The Ministry of Speech
Jesus Himself said, “Out of the abundance of the heart the mouth speaks” (Matthew 12:34). He also warned, “On the day of judgment people will give account for every careless word they speak” (Matthew 12:36). That is staggering. Every word—spoken in private or public, whispered or shouted—will be measured before the throne of Christ.
James builds directly on that teaching. He sees the quarrels breaking out among the dispersed Jewish Christians (James 4:1), everyone clamoring to be a teacher, everyone convinced their version of Christianity is the right one. In that environment, he calls for restraint.

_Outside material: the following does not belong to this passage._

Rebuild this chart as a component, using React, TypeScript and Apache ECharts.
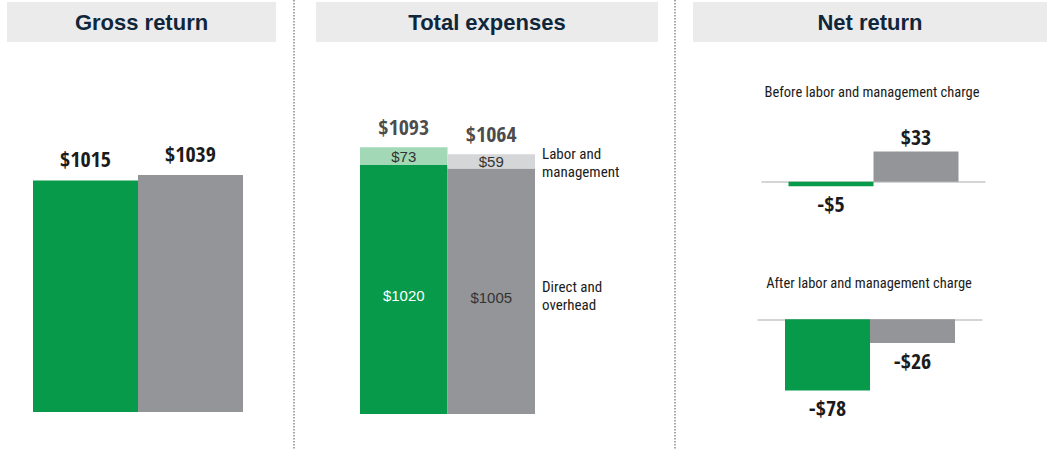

“Not many” should presume to be teachers. Why? Because teaching is not simply sharing opinions. It is representing the King. In the ancient world, a herald carried the king’s words to his people. He was not allowed to add to them, subtract from them, soften them, or exaggerate them. He had to deliver them as if the king himself were speaking. So it is with the teacher of God’s Word.

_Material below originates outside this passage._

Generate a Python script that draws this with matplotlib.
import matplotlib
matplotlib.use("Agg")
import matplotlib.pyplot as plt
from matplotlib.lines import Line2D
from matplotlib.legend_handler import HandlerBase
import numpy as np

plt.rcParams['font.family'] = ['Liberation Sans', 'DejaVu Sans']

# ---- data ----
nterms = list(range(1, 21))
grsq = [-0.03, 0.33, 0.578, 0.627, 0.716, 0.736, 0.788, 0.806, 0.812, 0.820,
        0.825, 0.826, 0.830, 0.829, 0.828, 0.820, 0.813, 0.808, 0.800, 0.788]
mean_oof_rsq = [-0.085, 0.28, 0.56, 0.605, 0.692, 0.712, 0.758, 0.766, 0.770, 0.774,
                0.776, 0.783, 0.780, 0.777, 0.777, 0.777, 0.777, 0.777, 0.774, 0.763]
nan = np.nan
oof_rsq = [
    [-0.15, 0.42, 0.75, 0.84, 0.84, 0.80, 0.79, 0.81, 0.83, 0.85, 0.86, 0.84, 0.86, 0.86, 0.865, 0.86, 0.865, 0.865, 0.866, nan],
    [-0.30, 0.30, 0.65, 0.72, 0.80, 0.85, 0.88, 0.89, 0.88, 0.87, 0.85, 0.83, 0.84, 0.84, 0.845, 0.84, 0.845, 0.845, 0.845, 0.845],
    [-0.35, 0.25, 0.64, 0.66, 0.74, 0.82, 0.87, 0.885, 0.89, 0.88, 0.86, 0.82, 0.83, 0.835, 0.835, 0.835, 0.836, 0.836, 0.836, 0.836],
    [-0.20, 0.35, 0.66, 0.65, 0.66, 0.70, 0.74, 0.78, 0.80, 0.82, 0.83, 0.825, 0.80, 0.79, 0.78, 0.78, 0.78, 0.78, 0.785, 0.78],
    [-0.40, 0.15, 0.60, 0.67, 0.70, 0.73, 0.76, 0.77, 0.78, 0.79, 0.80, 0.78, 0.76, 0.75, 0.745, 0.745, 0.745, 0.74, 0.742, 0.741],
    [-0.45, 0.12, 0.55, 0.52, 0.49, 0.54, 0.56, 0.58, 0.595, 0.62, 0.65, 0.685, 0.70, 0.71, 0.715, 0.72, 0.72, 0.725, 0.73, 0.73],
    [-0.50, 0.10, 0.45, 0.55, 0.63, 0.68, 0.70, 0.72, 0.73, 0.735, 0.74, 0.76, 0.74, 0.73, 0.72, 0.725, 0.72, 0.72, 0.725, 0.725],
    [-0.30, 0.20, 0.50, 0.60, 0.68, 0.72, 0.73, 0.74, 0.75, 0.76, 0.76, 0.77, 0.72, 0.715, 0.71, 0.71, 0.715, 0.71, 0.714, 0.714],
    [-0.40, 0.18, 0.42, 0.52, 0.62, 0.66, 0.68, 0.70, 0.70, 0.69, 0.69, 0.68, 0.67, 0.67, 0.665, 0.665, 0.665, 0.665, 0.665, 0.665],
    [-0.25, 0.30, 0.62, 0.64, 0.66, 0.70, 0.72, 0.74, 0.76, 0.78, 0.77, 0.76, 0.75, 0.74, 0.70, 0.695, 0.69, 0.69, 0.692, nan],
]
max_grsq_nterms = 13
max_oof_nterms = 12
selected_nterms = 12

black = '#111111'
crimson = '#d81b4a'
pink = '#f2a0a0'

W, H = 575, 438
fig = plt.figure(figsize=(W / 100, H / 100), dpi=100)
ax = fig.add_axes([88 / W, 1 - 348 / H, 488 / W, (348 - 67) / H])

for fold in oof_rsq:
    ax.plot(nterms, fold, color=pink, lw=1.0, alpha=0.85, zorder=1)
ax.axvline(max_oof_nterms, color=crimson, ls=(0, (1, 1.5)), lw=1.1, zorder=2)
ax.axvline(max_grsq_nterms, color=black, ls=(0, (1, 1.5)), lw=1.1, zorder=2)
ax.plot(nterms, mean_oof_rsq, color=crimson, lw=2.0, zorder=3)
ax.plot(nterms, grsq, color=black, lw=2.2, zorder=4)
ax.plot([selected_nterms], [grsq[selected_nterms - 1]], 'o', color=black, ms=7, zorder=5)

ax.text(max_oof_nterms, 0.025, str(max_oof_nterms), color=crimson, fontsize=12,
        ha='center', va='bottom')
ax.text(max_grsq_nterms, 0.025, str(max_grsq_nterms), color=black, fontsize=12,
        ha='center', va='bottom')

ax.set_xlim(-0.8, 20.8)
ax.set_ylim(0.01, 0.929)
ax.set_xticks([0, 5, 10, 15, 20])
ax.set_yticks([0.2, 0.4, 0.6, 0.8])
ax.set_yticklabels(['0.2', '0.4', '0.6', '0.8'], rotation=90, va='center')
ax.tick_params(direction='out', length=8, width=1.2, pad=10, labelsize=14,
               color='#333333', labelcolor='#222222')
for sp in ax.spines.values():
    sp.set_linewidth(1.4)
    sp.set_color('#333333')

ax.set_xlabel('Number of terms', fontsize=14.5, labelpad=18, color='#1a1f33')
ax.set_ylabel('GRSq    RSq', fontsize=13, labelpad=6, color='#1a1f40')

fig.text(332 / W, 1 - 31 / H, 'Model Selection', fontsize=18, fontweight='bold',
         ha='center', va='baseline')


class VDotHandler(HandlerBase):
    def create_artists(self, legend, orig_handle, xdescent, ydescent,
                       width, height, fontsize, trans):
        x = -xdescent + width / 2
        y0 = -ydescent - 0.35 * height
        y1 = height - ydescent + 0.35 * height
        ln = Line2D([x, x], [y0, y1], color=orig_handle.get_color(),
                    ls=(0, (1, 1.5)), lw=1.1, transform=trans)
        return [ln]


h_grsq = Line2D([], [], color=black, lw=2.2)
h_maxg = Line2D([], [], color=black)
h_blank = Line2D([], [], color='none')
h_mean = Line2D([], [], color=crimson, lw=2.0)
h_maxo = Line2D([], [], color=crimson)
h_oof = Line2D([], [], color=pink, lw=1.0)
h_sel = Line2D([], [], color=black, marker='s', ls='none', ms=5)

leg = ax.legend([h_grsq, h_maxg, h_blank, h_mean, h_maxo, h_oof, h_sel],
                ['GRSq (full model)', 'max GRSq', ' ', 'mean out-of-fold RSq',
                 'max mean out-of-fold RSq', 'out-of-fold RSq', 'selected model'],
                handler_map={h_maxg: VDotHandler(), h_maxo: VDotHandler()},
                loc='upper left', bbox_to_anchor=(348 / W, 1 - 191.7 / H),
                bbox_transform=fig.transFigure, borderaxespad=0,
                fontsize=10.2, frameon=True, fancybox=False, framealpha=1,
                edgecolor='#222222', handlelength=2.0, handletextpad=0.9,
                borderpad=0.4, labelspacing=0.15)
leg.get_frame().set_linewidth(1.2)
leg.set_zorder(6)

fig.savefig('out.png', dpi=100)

Isaiah 40 describes the forerunner who cries, “Prepare the way of the Lord.” Moses stood as mediator and mouthpiece for Yahweh. Prophets stood under the strictest accountability for how they declared, “Thus says the Lord.” That is what it means to handle the Word of God.
Judged with Greater Strictness
Teachers are judged by two courts.
First, by Christ. At the judgment seat of Christ (2 Corinthians 5:10), every believer will give account for deeds done in the body. For teachers, there is an additional weight: how faithfully did we handle the Word? Did we preach our own ideas, or did we deliver God’s unchanging truth? Did we seek our own platform, or did we point to Christ alone?

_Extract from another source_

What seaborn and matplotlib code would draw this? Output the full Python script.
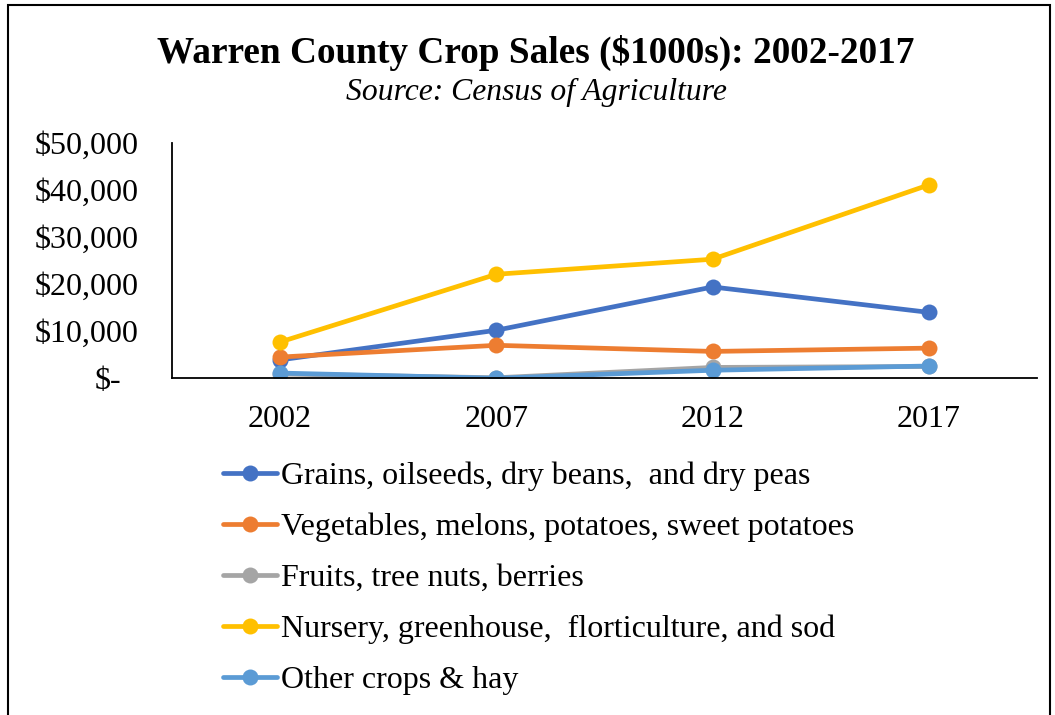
import matplotlib
matplotlib.use("Agg")
import matplotlib.pyplot as plt
import seaborn as sns
import pandas as pd
from matplotlib.patches import Rectangle
from matplotlib.transforms import ScaledTranslation

years = [2002, 2007, 2012, 2017]
series_names = [
    "Grains, oilseeds, dry beans,  and dry peas",
    "Vegetables, melons, potatoes, sweet potatoes",
    "Fruits, tree nuts, berries",
    "Nursery, greenhouse,  florticulture, and sod",
    "Other crops & hay",
]
grains = [3900, 10200, 19400, 14000]
vegetables = [4500, 7000, 5700, 6400]
fruits = [900, 100, 2300, 2500]
nursery = [7700, 22100, 25300, 41100]
other = [1100, 0, 1700, 2600]
colors = ["#4472C4", "#ED7D31", "#A5A5A5", "#FFC000", "#5B9BD5"]
ytick_vals = [0, 10000, 20000, 30000, 40000, 50000]
ytick_labels = ["$-", "$10,000", "$20,000", "$30,000", "$40,000", "$50,000"]

values = [grains, vegetables, fruits, nursery, other]
rows = []
for name, vals in zip(series_names, values):
    for yr, v in zip(years, vals):
        rows.append({"Year": yr, "Sales": v, "Series": name})
df = pd.DataFrame(rows)

sns.set_theme(style="white")
plt.rcParams["font.family"] = ["Liberation Serif", "DejaVu Serif"]
plt.rcParams["text.color"] = "black"
plt.rcParams["xtick.color"] = "black"
plt.rcParams["ytick.color"] = "black"
plt.rcParams["axes.labelcolor"] = "black"

fig = plt.figure(figsize=(10.55, 7.15), dpi=100)
ax = fig.add_axes([0.163, 0.471, 0.820, 0.329])

sns.lineplot(data=df, x="Year", y="Sales", hue="Series", hue_order=series_names,
             palette=colors, marker="o", markersize=11.5, markeredgewidth=0,
             linewidth=3.4, ax=ax, legend=True)

ax.set_xlim(1999.5, 2019.5)
ax.set_ylim(0, 50000)
ax.set_xticks(years)
ax.set_xticklabels([str(y) for y in years], fontsize=23)
ax.set_yticks(ytick_vals)
ax.set_yticklabels(ytick_labels, fontsize=23)
ax.tick_params(axis="x", length=0, pad=19)
ax.tick_params(axis="y", length=0, pad=24)
ax.set_xlabel("")
ax.set_ylabel("")
for s in ["top", "right"]:
    ax.spines[s].set_visible(False)
for s in ["left", "bottom"]:
    ax.spines[s].set_color("black")
    ax.spines[s].set_linewidth(1.3)

# accounting-style zero label
lbl0 = ax.get_yticklabels()[0]
lbl0.set_transform(lbl0.get_transform() + ScaledTranslation(-0.17, 0, fig.dpi_scale_trans))

handles, labels = ax.get_legend_handles_labels()
leg = ax.legend(handles, labels, loc="upper left", bbox_to_anchor=(0.211, 0.354),
                bbox_transform=fig.transFigure, frameon=False, fontsize=23,
                handlelength=1.71, handletextpad=0.12, labelspacing=0.67,
                borderpad=0, borderaxespad=0)
for t in leg.get_texts():
    t.set_color("black")

fig.text(0.508, 0.912, "Warren County Crop Sales ($1000s): 2002-2017",
         ha="center", va="baseline", fontsize=26.8, fontweight="bold")
fig.text(0.508, 0.860, "Source: Census of Agriculture",
         ha="center", va="baseline", fontsize=22.8, fontstyle="italic")

fig.patches.append(Rectangle((0.008, -0.01), 0.987, 1.003, transform=fig.transFigure,
                             fill=False, edgecolor="black", linewidth=1.5))

fig.savefig("out.png", dpi=100)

Second, by people. Those who sit under teaching are right to measure it against Scripture (Acts 17:11). The Bereans were commended because they examined the Scriptures daily to see if Paul’s teaching was true. But it’s not only the words that are scrutinized. The life of the teacher is examined as well.
A man who preaches holiness but lives in hypocrisy is quickly exposed. Jesus called the Pharisees “whitewashed tombs” (Matthew 23:27)—clean on the outside, but dead within. If a preacher’s life contradicts his words, his ministry becomes a stumbling block. That is why James insists on greater strictness. Teachers are not only delivering information; they are embodying the message they proclaim.
Scripture Never Changes
There is another reason for strictness: the Word of God does not change.
Every generation faces the temptation to innovate—to find a new message, a new angle, a new revelation. But the Bible does not evolve. The doctrines declared by James are the same truths preached by Augustine, by Calvin, by Spurgeon, by Lloyd-Jones, by MacArthur. True teaching stands in continuity with the saints who have gone before, because the Word itself is fixed.
As John Calvin wrote in his commentary on James, “The office of teaching is not a license for novelty, but a stewardship of divine truth.” The teacher’s task is not creativity but fidelity. We interpret Scripture with Scripture, we labor to get the text right, and we deliver it with gravity and clarity.
The Sobriety of Teaching
This is why James begins with such a sharp warning. Teaching is necessary for the church—Romans 10:14 reminds us that faith comes by hearing—but not everyone should aspire to it. Better to have one spiritually mature teacher faithfully handling the Word than a dozen immature voices contradicting each other and confusing the sheep.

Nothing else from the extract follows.